小学校から続けていたバレーボールのせいで膝、腰、足首至る所に怪我をした。毎日、リハビリと整体の往復。
そして、中3のバレーボールの総体。テーピングを巻いてくれている母ちゃんが私の膝をさすりながら背中越しにこういった。
「今日でバレーボール最後にしようか」

最後の一点が終わった瞬間、全てが終わった。私の中心であったバレーボールが消えた。
私は燃え尽き症候群になった。なんでもできる自分なんてこれっぽっちのものだったんだ。自分の小ささを知った。
バレー部みんなでやろうといっていた体育祭の応援団も、辞退した。共に戦ったバレー部の言葉でさえも一枚分厚いアクリル板越しに少し遅くモヤがかかって聞こえた。

腰が痛い。その言葉を言い訳に学校を休む日が増えた。

私の学校には、あるルールがある。
自分の体育シューズが下駄箱に押し込まれていたら次のイジメのターゲットになる。ある朝、私の下駄箱に体育館シューズが無造作に押し込まれていた。それから、気にかけてくれていたバレー部のみんな、そして同じ髪型にし、出席番号も前後同士で大好きだった唯一の親友も失い、私に話しかける人はいなくなった。

体も心もボロボロでもぬけの殻だったあの頃、母ちゃんは鹿屋の底辺高校に入学を勧めた。長女を見て進学校には行きたくないとは思っていたし、その時はもう未来なんてどうでもいいと思っていた。母ちゃんが喜んでくれるならどこでも良かった。アクリル板が取れる瞬間は家族の顔が見れた時だけだった。
母ちゃんいわく、進学校である程度の順位で勉強を頑張るくらいなら底辺の学校で上位の方がまた頑張るかなに戻ってくれるのではないか。そう言う魂胆だったらしい。
おかげさまで中学校の友達がいない高校は新しいたくさんの友達に囲まれて楽しい学校生活を送ることができた。
大人になってから、かなが勉強頑張ったらどこまで行けたのかほんとは少し楽しみにしてたんだよ。とかあちゃんからいわれたことがある。
でも、
母ちゃんには心から感謝している。ありがとう。

かなは母ちゃんの分身になりたい。母ちゃんのように強くなりたい。きっと、かな以上の底知れない苦しみを味わってきたような諦念とおおらかさが混濁している。ような気がする。でも母ちゃんは暗い話、真剣な話はあんまりしたがらないたちだ。なかなか聞き出すのに苦労する。

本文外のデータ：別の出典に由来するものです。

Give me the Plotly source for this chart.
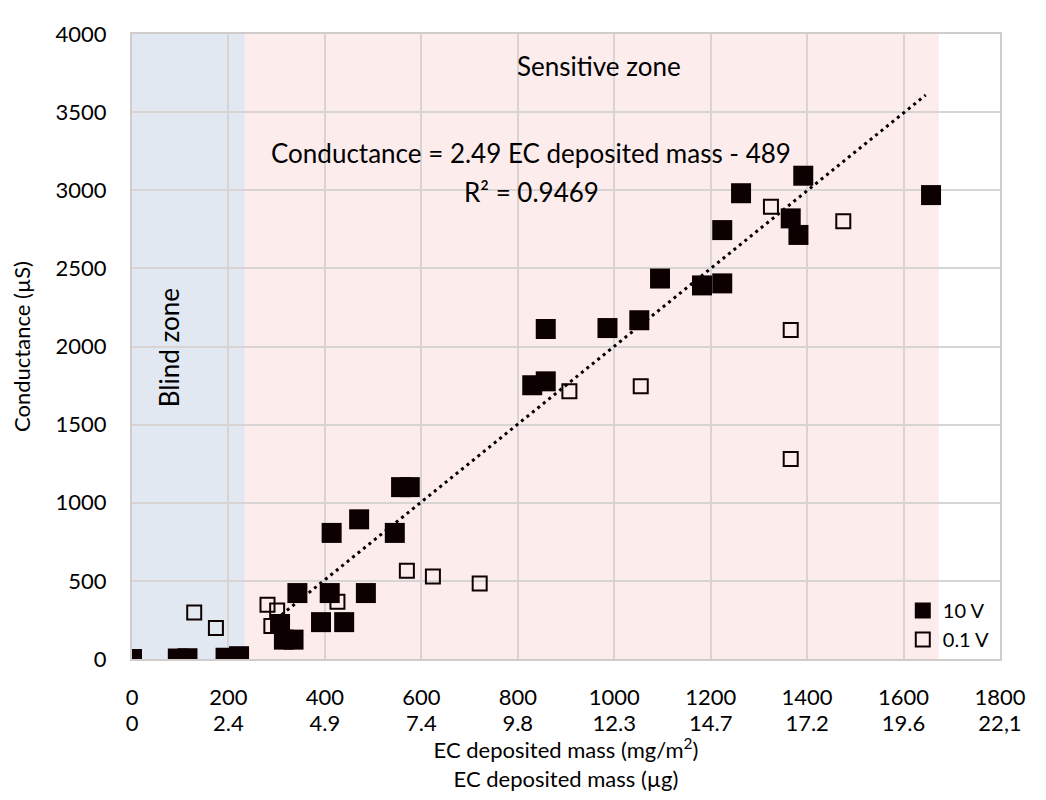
import plotly.graph_objects as go

# ---- data ----
mass_10v = [0, 95, 115, 194, 222, 307, 315, 335, 343, 392, 410, 414, 440, 471, 485, 545, 558, 576,
            830, 858, 858, 986, 1052, 1095, 1182, 1224, 1224, 1263, 1366, 1382, 1392, 1657]
cond_10v = [0, 3, 5, 8, 18, 224, 124, 124, 422, 236, 422, 807, 236, 894, 422, 807, 1100, 1100,
            1752, 1777, 2112, 2118, 2168, 2435, 2391, 2404, 2745, 2981, 2820, 2714, 3093, 2969]

mass_01v = [129, 174, 281, 289, 301, 426, 570, 624, 721, 907, 1055, 1325, 1366, 1366, 1475]
cond_01v = [298, 199, 348, 211, 311, 366, 565, 528, 484, 1714, 1745, 2894, 2105, 1280, 2801]

slope, intercept = 2.49, -489
trend_x = [310, 1646]
trend_y = [slope * v + intercept for v in trend_x]

blind_zone = [0, 234]
sensitive_zone = [234, 1673]

x_ticks = [0, 200, 400, 600, 800, 1000, 1200, 1400, 1600, 1800]
x_ticks_mg = ["0", "200", "400", "600", "800", "1000", "1200", "1400", "1600", "1800"]
x_ticks_ug = ["0", "2.4", "4.9", "7.4", "9.8", "12.3", "14.7", "17.2", "19.6", "22,1"]
y_ticks = [0, 500, 1000, 1500, 2000, 2500, 3000, 3500, 4000]

FONT = "Lato"
DARK = "#0d0000"
TICK = 22
BIG = 26

fig = go.Figure()

fig.add_trace(go.Scatter(x=trend_x, y=trend_y, mode="lines",
                         line=dict(color="black", width=3, dash="3px,4px"),
                         showlegend=False, hoverinfo="skip"))
fig.add_trace(go.Scatter(x=mass_10v, y=cond_10v, mode="markers", name="10 V",
                         marker=dict(symbol="square", size=20, color=DARK,
                                     line=dict(width=0))))
fig.add_trace(go.Scatter(x=mass_01v, y=cond_01v, mode="markers", name="0.1 V",
                         marker=dict(symbol="square-open", size=14, color=DARK,
                                     line=dict(width=2, color=DARK))))
# invisible trace to carry the second (µg) x axis
fig.add_trace(go.Scatter(x=[0, 1800], y=[None, None], xaxis="x2", mode="markers",
                         showlegend=False, hoverinfo="skip"))

fig.add_shape(type="rect", xref="x", yref="y", x0=blind_zone[0], x1=blind_zone[1],
              y0=0, y1=4000, fillcolor="#e1e8f2", line=dict(width=0), layer="below")
fig.add_shape(type="rect", xref="x", yref="y", x0=sensitive_zone[0], x1=sensitive_zone[1],
              y0=0, y1=4000, fillcolor="#fdecec", line=dict(width=0), layer="below")

fig.add_annotation(x=77, y=1990, text="Blind zone", textangle=-90, showarrow=False,
                   font=dict(family=FONT, size=BIG, color="black"))
fig.add_annotation(x=968, y=3795, text="Sensitive zone", showarrow=False,
                   font=dict(family=FONT, size=BIG, color="black"))
fig.add_annotation(x=828, y=3236, text="Conductance = 2.49 EC deposited mass - 489",
                   showarrow=False, font=dict(family=FONT, size=BIG, color="black"))
fig.add_annotation(x=828, y=2990, text="R² = 0.9469",
                   showarrow=False, font=dict(family=FONT, size=BIG, color="black"))

fig.update_layout(
    width=1030, height=784,
    margin=dict(l=119, r=20, t=16, b=124),
    paper_bgcolor="white", plot_bgcolor="white",
    font=dict(family=FONT, size=TICK, color="black"),
    legend=dict(x=0.888, y=0.0, xanchor="left", yanchor="bottom",
                bgcolor="rgba(0,0,0,0)", font=dict(size=20),
                itemwidth=30, tracegroupgap=0),
    showlegend=True,
    xaxis=dict(range=[0, 1800], tickvals=x_ticks, ticktext=x_ticks_mg,
               showgrid=True, gridcolor="#d9d4d4", gridwidth=2,
               showline=True, linecolor="#d0cccc", linewidth=2, mirror=True,
               zeroline=False, ticks="", tickfont=dict(size=TICK),
               ticklabelstandoff=18, ticklabeloverflow="allow"),
    xaxis2=dict(range=[0, 1800], tickvals=x_ticks, ticktext=x_ticks_ug,
                overlaying="x", side="bottom", anchor="y",
                showgrid=False, showline=False, zeroline=False, ticks="",
                tickfont=dict(size=TICK), ticklabelstandoff=49, ticklabeloverflow="allow",
                title=dict(text="EC deposited mass (mg/m<sup>2</sup>)<br>EC deposited mass (µg)",
                           font=dict(size=TICK), standoff=0)),
    yaxis=dict(range=[0, 4000], tickvals=y_ticks,
               showgrid=True, gridcolor="#d9d4d4", gridwidth=2,
               showline=True, linecolor="#d0cccc", linewidth=2, mirror=True,
               zeroline=False, ticks="", tickfont=dict(size=TICK), ticklabelstandoff=19,
               title=dict(text="Conductance (µS)", font=dict(size=TICK), standoff=20)),
)

fig.write_html("out.html")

わたしも、弱心と恥を全て包み込んでその痛みさえも包み込んでなお他人に微笑み、助けるおせっかいな母ちゃんに、なりたい。

この間、仲のいい友達に吐き捨てられた
「かなは絶望に酔ってるよ。絶望の中の気持ちよさに酔ってるだけだ。」

そうかも知れない。
生き辛さは
病院でも薬でも治らない
病気でも障害でもない
私は普通に死にたがりで
自堕落な健常者だ。
土足で踏み込まないでって言うほど
最初から私は、綺麗じゃない。

人生を変えた1人の友人がいる
あえて、彼女の話はしないでおこうと思う。